Several algorithms and techniques are used to optimize the performance of vector stores, including Hierarchical Navigable Small World (HNSW) graphs, Locality-sensitive Hashing (LSH), Product Quantization, and Inverted Files. These techniques help manage the challenges of high-dimensional data, such as the curse of dimensionality, which can complicate data analysis and processing.

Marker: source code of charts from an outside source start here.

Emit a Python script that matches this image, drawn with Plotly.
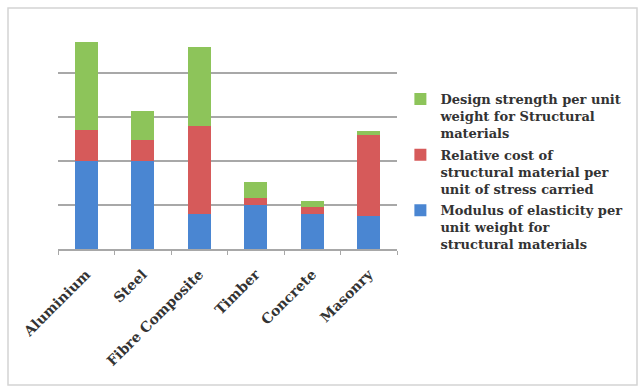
import plotly.graph_objects as go

materials = ["Aluminium", "Steel", "Fibre Composite", "Timber", "Concrete", "Masonry"]

modulus_per_weight = [2.0, 2.0, 0.8, 1.0, 0.8, 0.75]
relative_cost = [0.7, 0.47, 2.0, 0.15, 0.15, 1.85]
design_strength = [2.0, 0.66, 1.8, 0.38, 0.15, 0.08]

series = [
    ("Modulus of elasticity per<br>unit weight for<br>structural materials", modulus_per_weight, "#4A86D2", 3),
    ("Relative cost of<br>structural material per<br>unit of stress carried", relative_cost, "#D65A5A", 2),
    ("Design strength per unit<br>weight for Structural<br>materials", design_strength, "#8DC45A", 1),
]

fig = go.Figure()
for name, vals, color, rank in series:
    fig.add_trace(go.Bar(
        x=materials, y=vals, name=name, legendgroup=name, legendrank=rank,
        marker=dict(color=color, line=dict(width=0)),
        width=0.4,
    ))

serif = "DejaVu Serif"

fig.update_layout(
    barmode="stack",
    width=641, height=388,
    margin=dict(l=58, r=244, t=29, b=139),
    paper_bgcolor="white",
    plot_bgcolor="white",
    showlegend=True,
    legend=dict(
        traceorder="grouped",
        tracegroupgap=2,
        x=1.01, xanchor="left",
        y=0.75, yanchor="top",
        valign="top",
        font=dict(family=serif, size=13, color="#333333", weight="bold"),
        bgcolor="rgba(0,0,0,0)",
    ),
    xaxis=dict(
        type="category",
        tickangle=-45,
        tickfont=dict(family=serif, size=14, color="#333333", weight="bold"),
        ticklabelstandoff=10,
        showline=True, linecolor="#a8a8a8", linewidth=1.5,
        ticks="outside", tickson="boundaries", ticklen=4,
        tickcolor="#a8a8a8", tickwidth=1,
        showgrid=False,
    ),
    yaxis=dict(
        range=[0, 5],
        dtick=1,
        showticklabels=False,
        showgrid=True, gridcolor="#a8a8a8", gridwidth=1.5,
        zeroline=False,
        showline=False,
        ticks="",
    ),
    shapes=[
        dict(type="rect", xref="paper", yref="paper",
             x0=-50 / 339, x1=(637 - 58) / 339,
             y0=-(385 - 249) / 220, y1=(249 - 8) / 220,
             line=dict(color="#d4d4d4", width=1.5), fillcolor="rgba(0,0,0,0)",
             layer="below"),
    ],
)

fig.write_html("out.html")
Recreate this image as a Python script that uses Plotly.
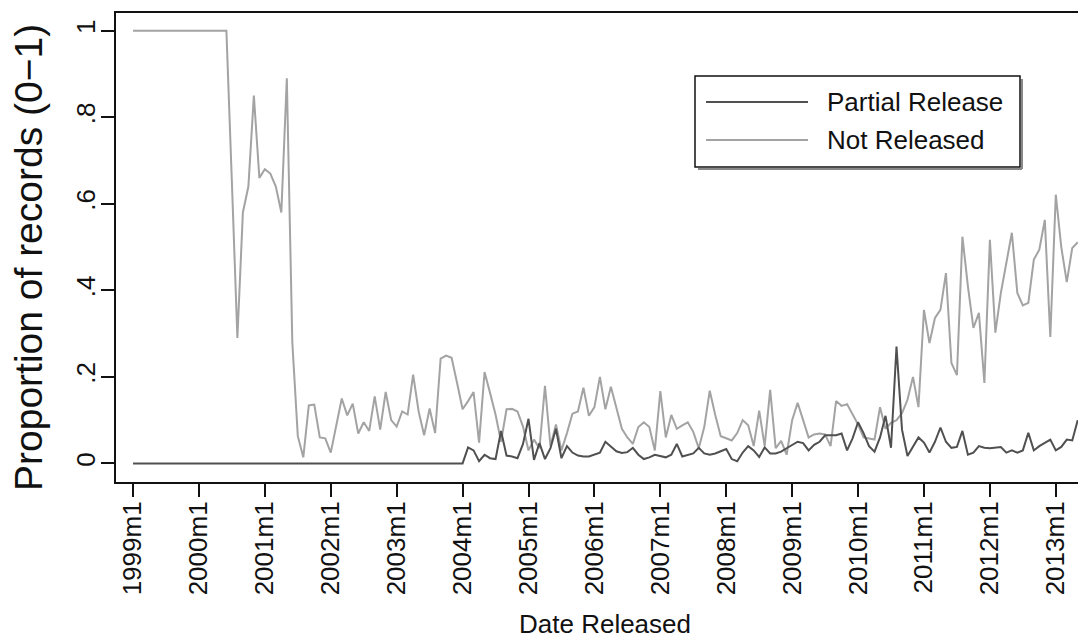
import plotly.graph_objects as go

# ---- data (monthly, starting 1999m1) ----
start_year = 1999
tick_years = list(range(1999, 2014))
tick_labels = [f"{y}m1" for y in tick_years]

not_released = [
    1.0, 1.0, 1.0, 1.0, 1.0, 1.0, 1.0, 1.0, 1.0, 1.0, 1.0, 1.0,
    1.0, 1.0, 1.0, 1.0, 1.0, 1.0, 0.65, 0.29, 0.58, 0.64, 0.85, 0.66,
    0.68, 0.67, 0.64, 0.58, 0.89, 0.28, 0.063, 0.014, 0.134, 0.136, 0.06, 0.058,
    0.025, 0.09, 0.15, 0.111, 0.138, 0.069, 0.095, 0.075, 0.155, 0.078, 0.165, 0.10,
    0.085, 0.12, 0.113, 0.205, 0.12, 0.065, 0.127, 0.07, 0.242, 0.249, 0.244, 0.186,
    0.125, 0.144, 0.165, 0.048, 0.211, 0.163, 0.113, 0.05, 0.125, 0.126, 0.12, 0.085,
    0.03, 0.055, 0.035, 0.179, 0.04, 0.09, 0.03, 0.07, 0.115, 0.12, 0.175, 0.11,
    0.13, 0.2, 0.125, 0.177, 0.13, 0.08, 0.06, 0.045, 0.084, 0.095, 0.084, 0.03,
    0.167, 0.06, 0.112, 0.08, 0.088, 0.095, 0.073, 0.035, 0.084, 0.168, 0.112, 0.063,
    0.058, 0.053, 0.07, 0.1, 0.088, 0.04, 0.122, 0.04, 0.17, 0.035, 0.052, 0.02,
    0.1, 0.14, 0.1, 0.06, 0.067, 0.069, 0.067, 0.04, 0.144, 0.133, 0.137, 0.114,
    0.09, 0.06, 0.058, 0.055, 0.13, 0.08, 0.094, 0.1, 0.116, 0.147, 0.2, 0.13,
    0.355, 0.278, 0.336, 0.355, 0.44, 0.232, 0.204, 0.524, 0.409, 0.313, 0.348, 0.186,
    0.517, 0.302, 0.394, 0.463, 0.533, 0.394, 0.365, 0.371, 0.471, 0.494, 0.563, 0.292,
    0.621, 0.50, 0.419, 0.498, 0.511,
]

partial_release = [0.0] * 61 + [
    0.037, 0.03, 0.005, 0.02, 0.012, 0.01, 0.075, 0.018, 0.016, 0.012, 0.045,
    0.103, 0.008, 0.047, 0.01, 0.035, 0.08, 0.012, 0.04, 0.025, 0.018, 0.016, 0.016,
    0.02, 0.025, 0.05, 0.04, 0.028, 0.024, 0.026, 0.036, 0.02, 0.01, 0.014, 0.02,
    0.017, 0.014, 0.02, 0.045, 0.016, 0.02, 0.023, 0.036, 0.023, 0.02, 0.023, 0.028,
    0.033, 0.01, 0.005, 0.025, 0.04, 0.03, 0.015, 0.037, 0.023, 0.023, 0.027, 0.035,
    0.043, 0.05, 0.047, 0.03, 0.043, 0.05, 0.065, 0.065, 0.065, 0.069, 0.03, 0.058,
    0.095, 0.07, 0.04, 0.027, 0.06, 0.11, 0.036, 0.27, 0.078, 0.017, 0.038, 0.06,
    0.048, 0.025, 0.05, 0.083, 0.05, 0.036, 0.038, 0.075, 0.02, 0.025, 0.04, 0.036,
    0.035, 0.036, 0.038, 0.025, 0.03, 0.025, 0.03, 0.071, 0.03, 0.04, 0.048, 0.055,
    0.03, 0.038, 0.055, 0.053, 0.10,
]

months = list(range(len(not_released)))  # month index since 1999m1
month_labels = [f"{start_year + m // 12}m{m % 12 + 1}" for m in months]
tick_vals = [(y - start_year) * 12 for y in tick_years]

FONT = "Liberation Sans, Arial, Helvetica, sans-serif"
OFF = 8                      # default body margin of the page
W, H = 1086 - OFF, 638 - OFF
L, R, T, B = 116 - OFF, 0, 13 - OFF, 156
PW, PH = W - L - R, H - T - B

def px(x):
    """page pixel x -> paper coordinate"""
    return (x - OFF - L) / PW

def py(y):
    """page pixel y -> paper coordinate"""
    return (H - B - (y - OFF)) / PH

fig = go.Figure()
fig.add_trace(go.Scatter(
    x=months, y=not_released, mode="lines", name="Not Released",
    line=dict(color="#a3a3a3", width=2), customdata=month_labels,
    hovertemplate="%{customdata}: %{y}<extra>Not Released</extra>",
))
fig.add_trace(go.Scatter(
    x=months, y=partial_release, mode="lines", name="Partial Release",
    line=dict(color="#505050", width=2), customdata=month_labels,
    hovertemplate="%{customdata}: %{y}<extra>Partial Release</extra>",
))

fig.update_layout(
    width=W, height=H,
    margin=dict(l=L, r=R, t=T, b=B, autoexpand=False),
    paper_bgcolor="white", plot_bgcolor="white",
    showlegend=False,
    font=dict(family=FONT, color="#111111", size=26),
)
fig.update_xaxes(
    range=[-3.1, 173.5],
    tickmode="array", tickvals=tick_vals, ticktext=tick_labels,
    tickangle=-90, ticks="outside", ticklen=13, tickwidth=2, tickcolor="#111",
    ticklabelstandoff=-6,
    showline=True, linecolor="#111", linewidth=2, mirror=True,
    showgrid=False, zeroline=False, tickfont=dict(size=26),
)
fig.update_yaxes(
    range=[-0.043, 1.041],
    tickmode="array", tickvals=[0, 0.2, 0.4, 0.6, 0.8, 1],
    ticktext=["0", ".2", ".4", ".6", ".8", "1"],
    tickangle=-90, ticks="outside", ticklen=13, tickwidth=2, tickcolor="#111",
    ticklabelstandoff=-4,
    showline=True, linecolor="#111", linewidth=2, mirror=False,
    showgrid=False, zeroline=False, tickfont=dict(size=26),
)

# axis titles
fig.add_annotation(text="Date Released", xref="paper", yref="paper",
                   x=px(605), y=py(624), showarrow=False,
                   xanchor="center", yanchor="middle", font=dict(size=26))
fig.add_annotation(text="Proportion of records (0\u22121)", xref="paper", yref="paper",
                   x=px(29), y=py(258), showarrow=False, textangle=-90,
                   xanchor="center", yanchor="middle", borderpad=0,
                   font=dict(size=39))

# legend box (drawn)
lx0, lx1, ly0, ly1 = 695, 1020, 76, 167
fig.add_shape(type="line", xref="paper", yref="paper",
              x0=px(lx0 + 3), x1=px(lx1 + 2), y0=py(ly1 + 2), y1=py(ly1 + 2),
              line=dict(color="#888", width=2))
fig.add_shape(type="line", xref="paper", yref="paper",
              x0=px(lx1 + 2), x1=px(lx1 + 2), y0=py(ly0 + 3), y1=py(ly1 + 2),
              line=dict(color="#888", width=2))
fig.add_shape(type="rect", xref="paper", yref="paper",
              x0=px(lx0), x1=px(lx1), y0=py(ly1), y1=py(ly0),
              line=dict(color="#111", width=1.5), fillcolor="white")
legend_items = [("Partial Release", "#505050", 102), ("Not Released", "#a3a3a3", 140)]
for name, col, yy in legend_items:
    fig.add_shape(type="line", xref="paper", yref="paper",
                  x0=px(706), x1=px(808), y0=py(yy), y1=py(yy),
                  line=dict(color=col, width=2))
    fig.add_annotation(text=name, xref="paper", yref="paper",
                       x=px(825), y=py(yy), showarrow=False,
                       xanchor="left", yanchor="middle", font=dict(size=26))

fig.write_html("out.html")
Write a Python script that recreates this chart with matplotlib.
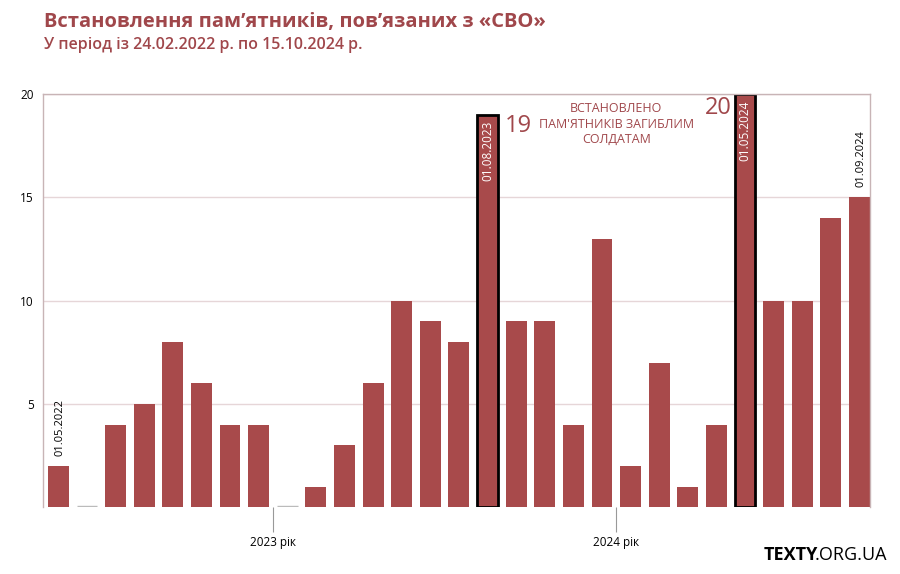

Drawbacks of Vector Stores

  • Complexity - Managing high-dimensional data can be challenging, particularly in balancing speed and accuracy.
  • Resource Intensive - Require substantial computational resources for data processing and storage.
  • Implementation Cost - Setting up and maintaining vector stores can be costly, especially for large-scale deployments.

Benefits of Vector Stores

  • Efficient Similarity Searches - Allow for quick identification of the most similar data points in large datasets, enhancing functionality in applications such as search engines and personalized recommendations.
  • Scalability - Designed to handle large volumes of high-dimensional data efficiently.
  • Versatility - Support various data types including text, images, and audio, making it suitable for a wide range of applications.

Key Takeaways

  • Feature Vectors - Data is transformed into vectors using machine learning techniques such as feature extraction algorithms or deep learning networks. These vectors represent the characteristics of the data, such as words, images, or sounds.
  • Similarity Search - Vector stores are optimized for queries that search for items similar to a reference item, making them useful for recommendation systems, search engines, and machine learning models.

Vector stores represent a sophisticated approach to managing and querying vector data, facilitating rapid and efficient retrieval of information in systems where similarity is a key aspect of the user query. Despite the challenges, the benefits they offer make them a critical component in the infrastructure of modern data-driven applications.